San Francisco Javier es uno de los discípulos de Cristo que, a lo largo de la historia, más interés y fascinación ha suscitado en la piedad popular, incluidos los jóvenes que –en nuestro tiempo- parecen tan impermeables a la acción evangelizadora de la Iglesia, aunque afortunadamente no sea siempre así.
Mucha admiración ha suscitado nuestro Santo a lo largo de los siglos. No en vano fue de los primerísimos discípulos y seguidores de san Ignacio de Loyola, Fundador de la Compañía de Jesús. Habiéndose convertido gracias a Ignacio, y despreciando las vanidades del mundo, ¡se entregó a Dios con todas sus fuerzas y energías!...
De un modo providencial fue preparado y elegido por Dios para ser el gran misionero, que habría de imprimir una página gloriosa –como jamás haya tenido par- en la acción evangelizadora de la Iglesia.
Francisco se entregó a la acción apostólica con todo su afán, sin regatear renuncia o sacrifico alguno. Emprendió viajes agotadores, sufrió penalidades de toda clase, persecuciones, insidias y calumnias gravísimas... Pero su corazón no conoció el desánimo. La caridad de Cristo le urgía a la entrega, cada vez mayor, con mayores sacrificios. Enamorado profundamente de Cristo, y ardiente en el celo apostólico, su vida y periplos parecen asemejarse a aquel gran apóstol que fue Saulo de Tarso, el Apóstol de los gentiles, el gran san Pablo.

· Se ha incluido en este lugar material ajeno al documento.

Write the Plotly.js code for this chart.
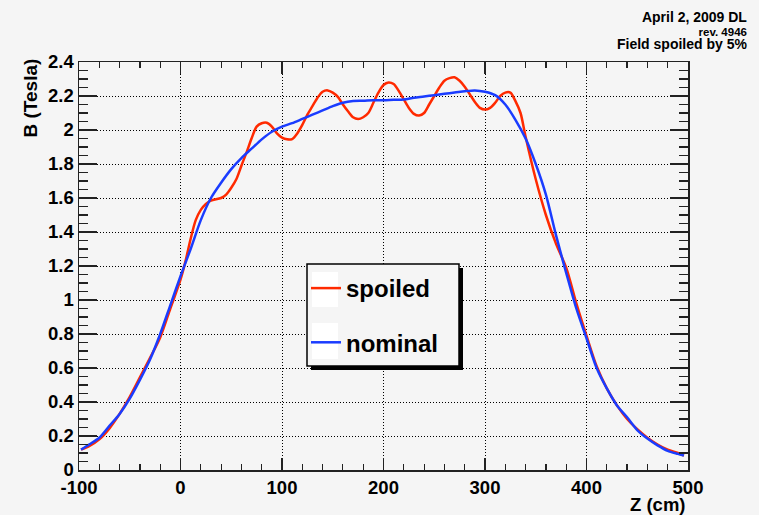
<!DOCTYPE html>
<html>
<head>
<meta charset="utf-8">
<script src="https://cdn.plot.ly/plotly-3.0.1.min.js"></script>
<style>html,body{margin:0;padding:0;background:#f5f5f5;}#chart{width:759px;height:515px;}</style>
</head>
<body>
<div id="chart"></div>
<script>
// ---- data ----
const zNominal = [-98,-90,-80,-70,-60,-50,-40,-30,-20,-10,0,10,20,30,40,50,60,70,80,90,100,110,120,130,140,150,160,170,180,190,200,210,220,230,240,250,260,270,280,290,300,310,320,330,340,350,360,370,380,390,400,410,420,430,440,450,460,470,480,490,496];
const bNominal = [0.12,0.15,0.19,0.26,0.33,0.42,0.53,0.65,0.80,0.97,1.14,1.30,1.47,1.60,1.69,1.77,1.835,1.89,1.945,1.99,2.02,2.04,2.065,2.09,2.115,2.14,2.16,2.17,2.172,2.175,2.175,2.178,2.18,2.19,2.197,2.205,2.213,2.22,2.228,2.233,2.225,2.205,2.15,2.06,1.95,1.80,1.62,1.38,1.16,0.95,0.775,0.60,0.48,0.38,0.31,0.235,0.185,0.145,0.113,0.095,0.085];

const zSpoiled = [-98,-90,-80,-70,-60,-50,-40,-30,-20,-10,0,5,10,15,20,25,30,40,45,50,55,60,65,70,75,80,85,90,95,100,105,110,115,120,125,130,135,140,145,150,155,160,165,170,175,180,185,190,195,200,205,210,215,220,225,230,235,240,245,250,255,260,265,270,275,280,285,290,295,300,305,310,315,320,325,330,335,340,350,360,370,380,390,400,410,420,430,440,450,460,470,480,490,496];
const bSpoiled = [0.12,0.14,0.18,0.245,0.33,0.43,0.545,0.66,0.78,0.95,1.12,1.23,1.36,1.47,1.53,1.565,1.585,1.60,1.62,1.66,1.71,1.79,1.867,1.95,2.02,2.04,2.043,2.02,1.98,1.955,1.945,1.947,1.98,2.03,2.09,2.14,2.19,2.225,2.233,2.22,2.195,2.15,2.11,2.075,2.065,2.075,2.10,2.16,2.22,2.265,2.28,2.27,2.23,2.18,2.13,2.095,2.085,2.10,2.15,2.20,2.25,2.29,2.305,2.31,2.29,2.255,2.21,2.165,2.13,2.12,2.13,2.16,2.20,2.22,2.22,2.17,2.10,1.96,1.71,1.50,1.33,1.19,0.98,0.79,0.61,0.48,0.38,0.30,0.24,0.19,0.15,0.12,0.10,0.085];

const xTickVals = [-100,0,100,200,300,400,500];
const xTickText = ['-100','0','100','200','300','400','500'];
const yTickVals = [0,0.2,0.4,0.6,0.8,1,1.2,1.4,1.6,1.8,2,2.2,2.4];
const yTickText = ['0','0.2','0.4','0.6','0.8','1','1.2','1.4','1.6','1.8','2','2.2','2.4'];

const seriesNames = ['spoiled','nominal'];
const titleLines = ['April 2, 2009 DL','rev. 4946','Field spoiled by 5%'];

// ---- layout helpers ----
const W = 759, H = 515, L = 79, R = 71, T = 62, B = 45;
const PW = W - L - R, PH = H - T - B;
const px2x = p => (p - L) / PW;
const px2y = p => (H - B - p) / PH;

const FONT = 'Liberation Sans, Arial, Helvetica, sans-serif';
const gray = '#f5f5f5';

const traces = [
  {x: zSpoiled, y: bSpoiled, name: seriesNames[0], type: 'scatter', mode: 'lines',
   line: {color: '#ff2a00', width: 2.5, shape: 'spline', smoothing: 0.8}, legendgroup: 'a'},
  {x: zNominal, y: bNominal, name: seriesNames[1], type: 'scatter', mode: 'lines',
   line: {color: '#1a3cff', width: 2.5, shape: 'spline', smoothing: 0.8}, legendgroup: 'b'}
];

const axisCommon = {
  showline: true, linecolor: '#222', linewidth: 1.5, mirror: 'ticks',
  ticks: 'inside', tickcolor: '#222', tickwidth: 1.2,
  showgrid: true, gridcolor: '#000', gridwidth: 1, griddash: '1px,2px',
  zeroline: false, tickmode: 'array',
  tickfont: {family: FONT, size: 18.5, color: '#000', weight: 700}
};

const headerText = '<span style="font-size:14px">' + titleLines[0] + '</span><br>' +
                   '<span style="font-size:11.5px">' + titleLines[1] + '</span><br>' +
                   '<span style="font-size:14px">' + titleLines[2] + '</span>';

const layout = {
  width: W, height: H,
  margin: {l: L, r: R, t: T, b: B, pad: 0},
  paper_bgcolor: gray, plot_bgcolor: gray,
  showlegend: true,
  legend: {x: px2x(306), y: px2y(266), xanchor: 'left', yanchor: 'top',
           bgcolor: 'rgba(0,0,0,0)', borderwidth: 0, tracegroupgap: 20,
           font: {family: FONT, size: 24, color: '#000', weight: 700}},
  xaxis: Object.assign({}, axisCommon, {
    range: [-100, 500], tickvals: xTickVals, ticktext: xTickText, ticklen: 12,
    minor: {dtick: 20, tick0: 0, ticklen: 6, ticks: 'inside', tickcolor: '#222', tickwidth: 1.2, showgrid: false}
  }),
  yaxis: Object.assign({}, axisCommon, {
    range: [0, 2.4], tickvals: yTickVals, ticktext: yTickText, ticklen: 18,
    minor: {dtick: 0.05, tick0: 0, ticklen: 9, ticks: 'inside', tickcolor: '#222', tickwidth: 1.2, showgrid: false}
  }),
  shapes: [
    {type: 'rect', xref: 'paper', yref: 'paper', layer: 'above',
     x0: px2x(311), x1: px2x(463), y0: px2y(370), y1: px2y(268),
     fillcolor: '#000', line: {width: 0}},
    {type: 'rect', xref: 'paper', yref: 'paper', layer: 'above',
     x0: px2x(307), x1: px2x(459), y0: px2y(366), y1: px2y(264),
     fillcolor: gray, line: {color: '#000', width: 1.5}},
    {type: 'rect', xref: 'paper', yref: 'paper', layer: 'above',
     x0: px2x(312), x1: px2x(338), y0: px2y(307), y1: px2y(272),
     fillcolor: '#fff', line: {width: 0}},
    {type: 'rect', xref: 'paper', yref: 'paper', layer: 'above',
     x0: px2x(312), x1: px2x(338), y0: px2y(359), y1: px2y(323),
     fillcolor: '#fff', line: {width: 0}}
  ],
  annotations: [
    {text: headerText, xref: 'paper', yref: 'paper', x: px2x(749), y: px2y(30),
     xanchor: 'right', yanchor: 'middle', align: 'right', showarrow: false,
     font: {family: FONT, size: 10.4, color: '#000', weight: 700}},
    {text: 'B (Tesla)', xref: 'paper', yref: 'paper', x: px2x(30), y: px2y(57),
     xanchor: 'center', yanchor: 'top', textangle: -90, showarrow: false,
     font: {family: FONT, size: 19, color: '#000', weight: 700}},
    {text: 'Z (cm)', xref: 'paper', yref: 'paper', x: px2x(688), y: px2y(505),
     xanchor: 'right', yanchor: 'middle', showarrow: false,
     font: {family: FONT, size: 18.5, color: '#000', weight: 700}}
  ]
};

Plotly.newPlot('chart', traces, layout, {displayModeBar: false, staticPlot: true});
</script>
</body>
</html>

Su corazón vibró siempre impetuosamente en un empeño por dar a conocer a Jesucristo. Predicaba hasta la extenuación, bautizaba sin cesar, hasta el extremo de que fuera preciso que sostener su brazo, a fin de regenerar a los hombres en las aguas bautismales. Visitó a los enfermos y encarcelados, predicó el Evangelio tanto a los grandes y poderosos de la tierra como a la gente sencilla, vivió intensa vida de oración y de penitencia.
Su afán, predicar a Cristo; acercar a los hombres a la fuente de la gracia divina, a fin de santificarlos y llevarlos a la vida eterna... También vivió un fuerte compromiso en favor de la justicia y de la paz, de la solidaridad y fraternidad entre los hombres. De igual modo, promovió los auténticos valores de las gentes que evangelizaba, y las diversas culturas. Incluso practicó la inculturación en la acción evangelizadora de la Iglesia.
Conoció pueblos y culturas diversísimos, y se hizo todo para todos, a fin de ganarlos para Cristo. Ya en vida era llamado el santo, y los indígenas le buscaban por doquier, venerándolo con profundo respeto y amor.
En su esfuerzo misionero alcanzó metas insospechadas, ganando a innumerables hombres y mujeres para Cristo. Evangelizó gran parte del Oriente Lejano, especialmente la India y Japón. ¿Qué le faltó por hacer?... Es bien sabido de todos: con gran pesar de su corazón, agotado y exhausto ya por tantos trabajos y sufrimientos, murió alas puertas de China, esa gran nación que quiso evangelizar y ganar para Cristo. Lo que él no consiguiera, fue un trabajo que prosiguieron sus hijos espirituales. Especialmente el padre Mateo Ricci, que realizó un gran esfuerzo por integrar Cristianismo e Iglesia en la cultura China, sin que todos sus esfuerzos –por diversos y complejísimos motivos- no cuajaran por completo. Y así, China, junto con todo el continente asiático, como escribiera el Papa Juan Pablo II en la Carta apostólica Tertio millennio adveniente (10-11-1994, cf. nn. 38.57), sigue constituyendo el gran reto evangelizador de la Iglesia en el tercer milenio.
El Papa Pablo V lo declaró beato el 25 de octubre de 1619. Y el Papa Gregorio XV, sucesor suyo, lo canonizó el 12 de marzo de 1622. San Pío X lo constituyó protector de la Obra de la Propagación de la Fe, y Pío XI le declaró en 1927, junto con santa Teresa de Lisieux, Patrono universal de las misiones católicas.